_TASK INSTRUCTIONS:_ In the data below, locate the line containing "Write the Apache ECharts code for this chart." and the line containing "7, 8, 9, 10];", then retype both and everything between them exactly. Pictures are not part of the copy.

_LISTING:_
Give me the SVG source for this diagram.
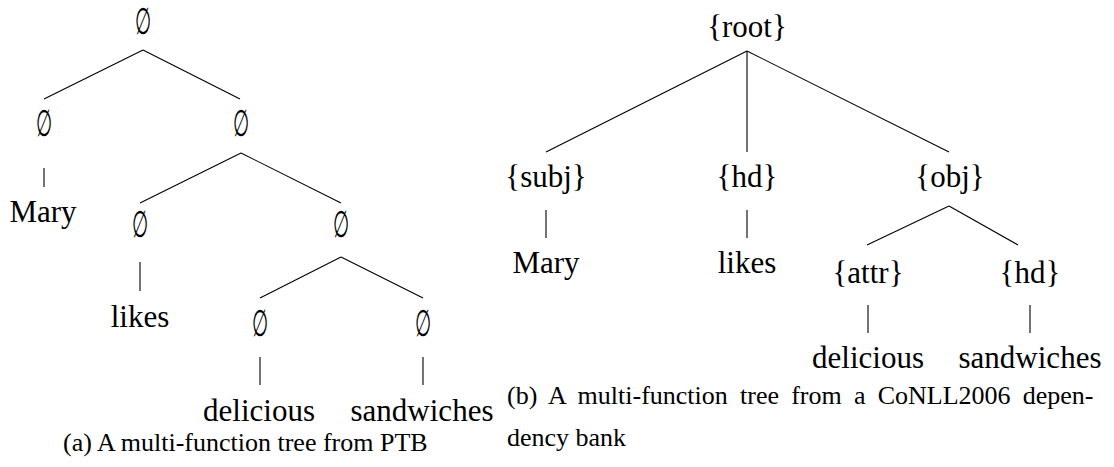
<svg xmlns="http://www.w3.org/2000/svg" width="1114" height="467" viewBox="0 0 1114 467">
  <style>
    .lbl { font-family: "Liberation Serif", "Times New Roman", serif; font-size: 31px; fill: #000; text-anchor: middle; }
    .es { font-family: "DejaVu Serif", "Liberation Serif", serif; font-size: 31px; fill: #000; text-anchor: middle; }
    .cap { font-family: "Liberation Serif", "Times New Roman", serif; font-size: 26px; fill: #000; }
    .edge { stroke: #000; stroke-width: 1.1; fill: none; }
  </style>
  <rect width="1114" height="467" fill="#fff"/>

  <!-- (a) tree with empty function sets -->
  <g id="connectors-a">
    <line class="edge" x1="143" y1="50" x2="44" y2="99"/>
    <line class="edge" x1="143" y1="50" x2="240" y2="99"/>
    <line class="edge" x1="44" y1="168" x2="44" y2="187"/>
    <line class="edge" x1="241" y1="153" x2="140" y2="203"/>
    <line class="edge" x1="241" y1="153" x2="341" y2="203"/>
    <line class="edge" x1="140" y1="262" x2="140" y2="291"/>
    <line class="edge" x1="341" y1="257" x2="260" y2="298"/>
    <line class="edge" x1="341" y1="257" x2="423" y2="298"/>
    <line class="edge" x1="260" y1="357" x2="260" y2="385"/>
    <line class="edge" x1="423" y1="357" x2="423" y2="385"/>
  </g>
  <!-- empty-set labels: narrowed, stretched glyph -->
  <g id="a-root"><text class="es" transform="translate(143,34) scale(0.6,1.2)">∅</text></g>
  <g id="a-n1"><text class="es" transform="translate(44,136) scale(0.6,1.2)">∅</text></g>
  <g id="a-n2"><text class="es" transform="translate(241,136) scale(0.6,1.2)">∅</text></g>
  <g id="a-mary"><text class="lbl" x="43" y="222">Mary</text></g>
  <g id="a-n3"><text class="es" transform="translate(140,237) scale(0.6,1.2)">∅</text></g>
  <g id="a-n4"><text class="es" transform="translate(341,237) scale(0.6,1.2)">∅</text></g>
  <g id="a-likes"><text class="lbl" x="140" y="327">likes</text></g>
  <g id="a-n5"><text class="es" transform="translate(260,336) scale(0.6,1.2)">∅</text></g>
  <g id="a-n6"><text class="es" transform="translate(423,336) scale(0.6,1.2)">∅</text></g>
  <g id="a-delicious"><text class="lbl" x="259" y="421">delicious</text></g>
  <g id="a-sandwiches"><text class="lbl" x="422" y="421">sandwiches</text></g>
  <text class="cap" x="63" y="451">(a) A multi-function tree from PTB</text>

  <!-- (b) dependency-based tree -->
  <g id="connectors-b">
    <line class="edge" x1="747" y1="51" x2="546" y2="152"/>
    <line class="edge" x1="747" y1="51" x2="747" y2="152"/>
    <line class="edge" x1="747" y1="51" x2="949" y2="152"/>
    <line class="edge" x1="546" y1="210" x2="546" y2="238"/>
    <line class="edge" x1="747" y1="210" x2="747" y2="238"/>
    <line class="edge" x1="949" y1="206" x2="867" y2="245"/>
    <line class="edge" x1="949" y1="206" x2="1018" y2="245"/>
    <line class="edge" x1="868" y1="305" x2="868" y2="333"/>
    <line class="edge" x1="1030" y1="305" x2="1030" y2="333"/>
  </g>
  <g id="b-root"><text class="lbl" x="747" y="37">{root}</text></g>
  <g id="b-subj"><text class="lbl" x="546" y="187">{subj}</text></g>
  <g id="b-hd"><text class="lbl" x="747" y="187">{hd}</text></g>
  <g id="b-obj"><text class="lbl" x="950" y="187">{obj}</text></g>
  <g id="b-mary"><text class="lbl" x="546" y="273">Mary</text></g>
  <g id="b-likes"><text class="lbl" x="747" y="273">likes</text></g>
  <g id="b-attr"><text class="lbl" x="868" y="283">{attr}</text></g>
  <g id="b-hd2"><text class="lbl" x="1030" y="283">{hd}</text></g>
  <g id="b-delicious"><text class="lbl" x="868" y="368">delicious</text></g>
  <g id="b-sandwiches"><text class="lbl" x="1030" y="368">sandwiches</text></g>
  <text class="cap" x="507" y="404" word-spacing="5.7">(b) A multi-function tree from a CoNLL2006 depen-</text>
  <text class="cap" x="507" y="446">dency bank</text>
</svg>
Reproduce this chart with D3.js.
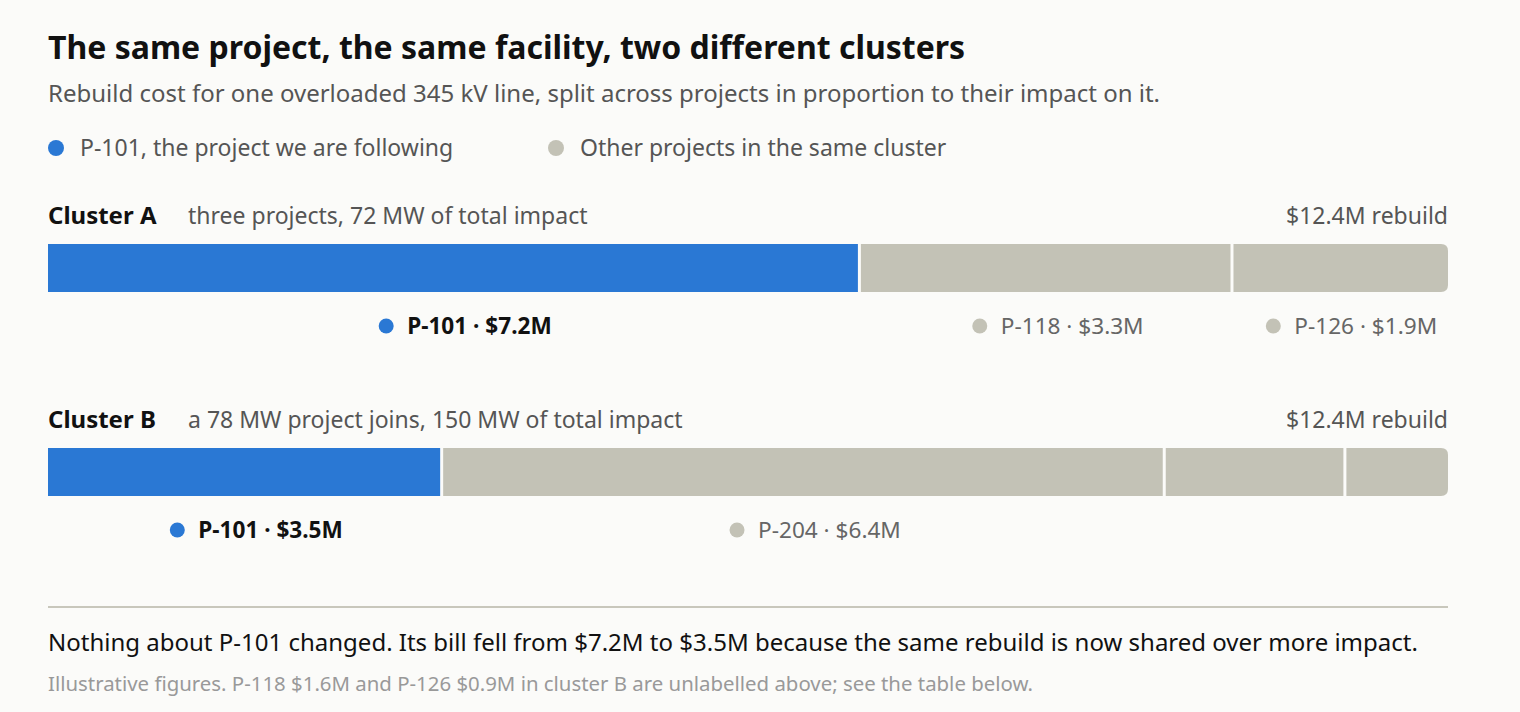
<!DOCTYPE html>
<html>
<head>
<meta charset="utf-8">
<script src="https://cdn.jsdelivr.net/npm/d3@7"></script>
<style>
  html, body { margin: 0; padding: 0; background: #fbfbf9; }
  svg { display: block; font-family: "Noto Sans", sans-serif; }
</style>
</head>
<body>
<div id="chart"></div>
<script>
// page size
var w = 1520;
var h = 712;
var left = 48, right = 1448;

// data
var clusterNames = ["Cluster A", "Cluster B"];
var clusterNotes = ["three projects, 72 MW of total impact", "a 78 MW project joins, 150 MW of total impact"];
var rebuildCost = [12.4, 12.4];
var projectsA = ["P-101", "P-118", "P-126"];
var costsA = [7.2, 3.3, 1.9];
var labelledA = [true, true, true];
var projectsB = ["P-101", "P-204", "P-118", "P-126"];
var costsB = [3.5, 6.4, 1.6, 0.9];
var labelledB = [true, true, false, false];
var focusProject = "P-101";

var blue = "#2a78d4", grey = "#c3c2b6";

var svg = d3.select("#chart")
    .append("svg")
    .attr("width", w)
    .attr("height", h);

svg.append("rect").attr("width", w).attr("height", h).attr("fill", "#fbfbf9");

// title + subtitle
svg.append("text")
    .attr("x", left).attr("y", 59)
    .attr("font-size", 32).attr("font-weight", 700).attr("fill", "#111")
    .text("The same project, the same facility, two different clusters");
svg.append("text")
    .attr("x", left).attr("y", 102)
    .attr("font-size", 24).attr("fill", "#555")
    .text("Rebuild cost for one overloaded 345 kV line, split across projects in proportion to their impact on it.");

// legend
var legend = [["P-101, the project we are following", blue, 56], ["Other projects in the same cluster", grey, 556]];
legend.forEach(function(l) {
    svg.append("circle").attr("cx", l[2]).attr("cy", 148).attr("r", 8).attr("fill", l[1]);
    svg.append("text").attr("x", l[2] + 24).attr("y", 156)
        .attr("font-size", 23).attr("fill", "#555").text(l[0]);
});

var clusters = [
    {projects: projectsA, costs: costsA, labelled: labelledA, top: 195},
    {projects: projectsB, costs: costsB, labelled: labelledB, top: 399}
];

clusters.forEach(function(c, ci) {
    var g = svg.append("g").attr("transform", "translate(0," + c.top + ")");

    g.append("text").attr("x", left).attr("y", 29)
        .attr("font-size", 24).attr("font-weight", 700).attr("fill", "#111")
        .text(clusterNames[ci]);
    g.append("text").attr("x", 188).attr("y", 29)
        .attr("font-size", 23).attr("fill", "#555")
        .text(clusterNotes[ci]);
    g.append("text").attr("x", right).attr("y", 29)
        .attr("text-anchor", "end")
        .attr("font-size", 23).attr("fill", "#555")
        .text("$" + rebuildCost[ci] + "M rebuild");

    var xScale = d3.scaleLinear()
        .domain([0, d3.sum(c.costs)])
        .range([left, right]);

    var starts = [];
    var acc = 0;
    c.costs.forEach(function(v) { starts.push(acc); acc += v; });

    var barY = 49, barH = 48, r = 7;
    // clip: square on the left, rounded on the right
    var clipId = "clip" + ci;
    g.append("clipPath").attr("id", clipId)
        .append("path")
        .attr("d", "M" + left + "," + barY +
            "H" + (right - r) + "Q" + right + "," + barY + " " + right + "," + (barY + r) +
            "V" + (barY + barH - r) + "Q" + right + "," + (barY + barH) + " " + (right - r) + "," + (barY + barH) +
            "H" + left + "Z");

    g.append("g").attr("clip-path", "url(#" + clipId + ")")
        .selectAll("rect")
        .data(c.costs)
        .enter()
        .append("rect")
        .attr("x", function(d, i) { return xScale(starts[i]); })
        .attr("y", barY)
        .attr("width", function(d, i) {
            var wd = xScale(starts[i] + d) - xScale(starts[i]);
            return i < c.costs.length - 1 ? wd - 3 : wd;
        })
        .attr("height", barH)
        .attr("fill", function(d, i) { return c.projects[i] == focusProject ? blue : grey; });

    // labels under the segments
    c.costs.forEach(function(d, i) {
        if (!c.labelled[i]) return;
        var mid = (xScale(starts[i]) + xScale(starts[i] + d)) / 2 + 25;
        var focus = c.projects[i] == focusProject;
        var t = g.append("text")
            .attr("x", mid).attr("y", 139)
            .attr("text-anchor", "middle")
            .attr("font-size", 22.6)
            .attr("font-weight", focus ? 700 : 400)
            .attr("fill", focus ? "#111" : "#666")
            .text(c.projects[i] + " \u00b7 $" + d.toFixed(1) + "M");
        var tw = t.node().getComputedTextLength();
        g.append("circle")
            .attr("cx", mid - tw / 2 - 21).attr("cy", 131).attr("r", 7.5)
            .attr("fill", focus ? blue : grey);
    });
});

// divider + notes
svg.append("line")
    .attr("x1", left).attr("x2", right)
    .attr("y1", 607).attr("y2", 607)
    .attr("stroke", "#c8c7bc").attr("stroke-width", 2);
svg.append("text")
    .attr("x", left).attr("y", 651)
    .attr("font-size", 24).attr("fill", "#111")
    .text("Nothing about P-101 changed. Its bill fell from $7.2M to $3.5M because the same rebuild is now shared over more impact.");
svg.append("text")
    .attr("x", left).attr("y", 691)
    .attr("font-size", 20.4).attr("fill", "#999")
    .text("Illustrative figures. P-118 $1.6M and P-126 $0.9M in cluster B are unlabelled above; see the table below.");
</script>
</body>
</html>
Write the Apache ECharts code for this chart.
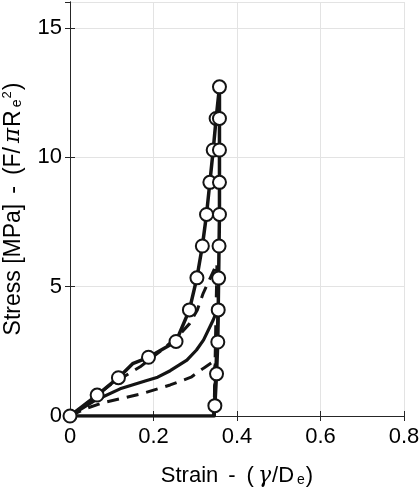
<!DOCTYPE html>
<html lang="en">
<head>
<meta charset="UTF-8">
<title>Stress - Strain</title>
<script src="https://cdn.jsdelivr.net/npm/echarts@6/dist/echarts.min.js"></script>
<style>
  html, body { margin: 0; padding: 0; background: #fff; }
  #chart { width: 419px; height: 488px; }
</style>
</head>
<body>
<div id="chart"></div>
<script>
// measured curve, loading branch (one extra point without marker for the bump)
var loadStrain = [0, 0.065, 0.116, 0.150, 0.188, 0.254, 0.286, 0.304, 0.317, 0.327, 0.335, 0.343, 0.350, 0.358];
var loadStress = [0, 0.81, 1.48, 2.02, 2.27, 2.88, 4.10, 5.34, 6.57, 7.79, 9.03, 10.28, 11.50, 12.72];
var loadNoMarker = [3];
// unloading branch
var unloadStrain = [0.358, 0.358, 0.358, 0.358, 0.358, 0.357, 0.356, 0.355, 0.354, 0.351, 0.347, 0.345, 0];
var unloadStress = [12.72, 11.50, 10.28, 9.03, 7.79, 6.57, 5.33, 4.10, 2.86, 1.63, 0.40, 0, 0];
var unloadMarkers = [1, 2, 3, 4, 5, 6, 7, 8, 9, 10];

// model curves
var upperStrain = [0, 0.05, 0.096, 0.168, 0.224, 0.260, 0.287, 0.305, 0.319, 0.335, 0.352, 0.345];
var upperStress = [0, 0.60, 1.20, 1.90, 2.60, 3.10, 3.58, 4.10, 4.74, 5.30, 5.90, 0];
var midStrain = [0, 0.06, 0.12, 0.18, 0.21, 0.24, 0.28, 0.303, 0.32, 0.343, 0.355, 0.345];
var midStress = [0, 0.60, 1.05, 1.35, 1.50, 1.75, 2.16, 2.55, 2.94, 3.71, 4.20, 0];
var lowerStrain = [0, 0.04, 0.08, 0.17, 0.24, 0.29, 0.32, 0.348, 0.345];
var lowerStress = [0, 0.30, 0.52, 0.85, 1.20, 1.50, 1.85, 2.15, 0];

var xTicks = [0, 0.2, 0.4, 0.6, 0.8];
var yTicks = [0, 5, 10, 15];

function pairs(xs, ys) {
  return xs.map(function (x, i) { return [x, ys[i]]; });
}

var markerPts = [];
loadStrain.forEach(function (x, i) {
  if (loadNoMarker.indexOf(i) < 0) markerPts.push([x, loadStress[i]]);
});
unloadMarkers.forEach(function (i) {
  markerPts.push([unloadStrain[i], unloadStress[i]]);
});

var ink = '#141414';
var font = '"Liberation Sans", Arial, sans-serif';

var chart = echarts.init(document.getElementById('chart'));

function lineSeries(data, width, dashed, z) {
  return {
    type: 'line',
    data: data,
    symbol: 'none',
    z: z,
    lineStyle: { color: ink, width: width, type: dashed ? [12, 8] : 'solid', cap: 'butt', join: 'round' },
    animation: false
  };
}

function nameRich(size) {
  return {
    t: { fontFamily: font, fontSize: size, color: '#000' },
    h: { fontFamily: font, fontSize: size, color: '#000', padding: [0, 11, 0, 10] },
    g: { fontFamily: '"DejaVu Serif", serif', fontStyle: 'italic', fontSize: size, color: '#000', padding: [0, 1, 0, 4] },
    s: { fontFamily: font, fontSize: 14, color: '#000', padding: [8, 1, 0, 3] },
    p: { fontFamily: font, fontSize: 13, color: '#000', padding: [0, 1, 12, 0] }
  };
}

var option = {
  animation: false,
  grid: { left: 70, right: 15, top: 2, bottom: 72, outerBoundsMode: 'none', containLabel: false },
  xAxis: [{
    type: 'value', min: 0, max: 0.8, interval: 0.2,
    name: '{t|Strain}{h|-}{t|(}{g|γ}{t|/D}{s|e}{t|)}',
    nameLocation: 'middle', nameGap: 49,
    nameTextStyle: { rich: nameRich(22) },
    axisLine: { onZero: false, lineStyle: { color: '#262626', width: 1 } },
    axisTick: { inside: true, length: 5, lineStyle: { color: '#262626' } },
    axisLabel: { fontFamily: font, fontSize: 22, color: '#000', margin: 10,
      formatter: function (v) { return String(+v.toFixed(1)); } },
    splitLine: { show: true, lineStyle: { color: '#e3e3e3', width: 1 } }
  }, {
    type: 'value', min: 0, max: 0.8, interval: 0.2, position: 'top',
    axisLine: { show: true, lineStyle: { color: '#262626', width: 1 } },
    axisTick: { show: true, inside: true, length: 5, lineStyle: { color: '#262626' } },
    axisLabel: { show: false }, splitLine: { show: false }
  }],
  yAxis: [{
    type: 'value', min: 0, max: 16, interval: 5,
    name: '{t|Stress [MPa]}{h|-}{t|(F/}{g|π}{t|R}{s|e}{p|2}{t|)}',
    nameLocation: 'middle', nameGap: 44, nameRotate: 90,
    nameTextStyle: { rich: nameRich(23) },
    axisLine: { show: true, onZero: false, lineStyle: { color: '#262626', width: 1 } },
    axisTick: { show: true, inside: true, length: 5, lineStyle: { color: '#262626' } },
    axisLabel: { fontFamily: font, fontSize: 22, color: '#000', margin: 8, showMaxLabel: false },
    splitLine: { show: true, lineStyle: { color: '#e3e3e3', width: 1 } }
  }, {
    type: 'value', min: 0, max: 16, interval: 5, position: 'right',
    axisLine: { show: true, lineStyle: { color: '#262626', width: 1 } },
    axisTick: { show: true, inside: true, length: 5, lineStyle: { color: '#262626' } },
    axisLabel: { show: false }, splitLine: { show: false }
  }],
  series: [
    lineSeries(pairs(lowerStrain, lowerStress), 3, true, 2),
    lineSeries(pairs(midStrain, midStress), 3.2, false, 2),
    lineSeries(pairs(upperStrain, upperStress), 3, true, 2),
    lineSeries(pairs(loadStrain, loadStress), 3.5, false, 3),
    lineSeries(pairs(unloadStrain, unloadStress), 3.5, false, 3),
    {
      type: 'scatter',
      data: markerPts,
      symbol: 'circle',
      symbolSize: 13,
      z: 4,
      itemStyle: { color: '#fff', borderColor: ink, borderWidth: 2, opacity: 1 },
      animation: false
    }
  ]
};

chart.setOption(option);
</script>
</body>
</html>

_OUTPUT OF THE TASK:_
Write the Apache ECharts code for this chart.
<!DOCTYPE html>
<html lang="en">
<head>
<meta charset="UTF-8">
<title>Stress - Strain</title>
<script src="https://cdn.jsdelivr.net/npm/echarts@6/dist/echarts.min.js"></script>
<style>
  html, body { margin: 0; padding: 0; background: #fff; }
  #chart { width: 419px; height: 488px; }
</style>
</head>
<body>
<div id="chart"></div>
<script>
// measured curve, loading branch (one extra point without marker for the bump)
var loadStrain = [0, 0.065, 0.116, 0.150, 0.188, 0.254, 0.286, 0.304, 0.317, 0.327, 0.335, 0.343, 0.350, 0.358];
var loadStress = [0, 0.81, 1.48, 2.02, 2.27, 2.88, 4.10, 5.34, 6.57, 7.79, 9.03, 10.28, 11.50, 12.72];
var loadNoMarker = [3];
// unloading branch
var unloadStrain = [0.358, 0.358, 0.358, 0.358, 0.358, 0.357, 0.356, 0.355, 0.354, 0.351, 0.347, 0.345, 0];
var unloadStress = [12.72, 11.50, 10.28, 9.03, 7.79, 6.57, 5.33, 4.10, 2.86, 1.63, 0.40, 0, 0];
var unloadMarkers = [1, 2, 3, 4, 5, 6, 7, 8, 9, 10];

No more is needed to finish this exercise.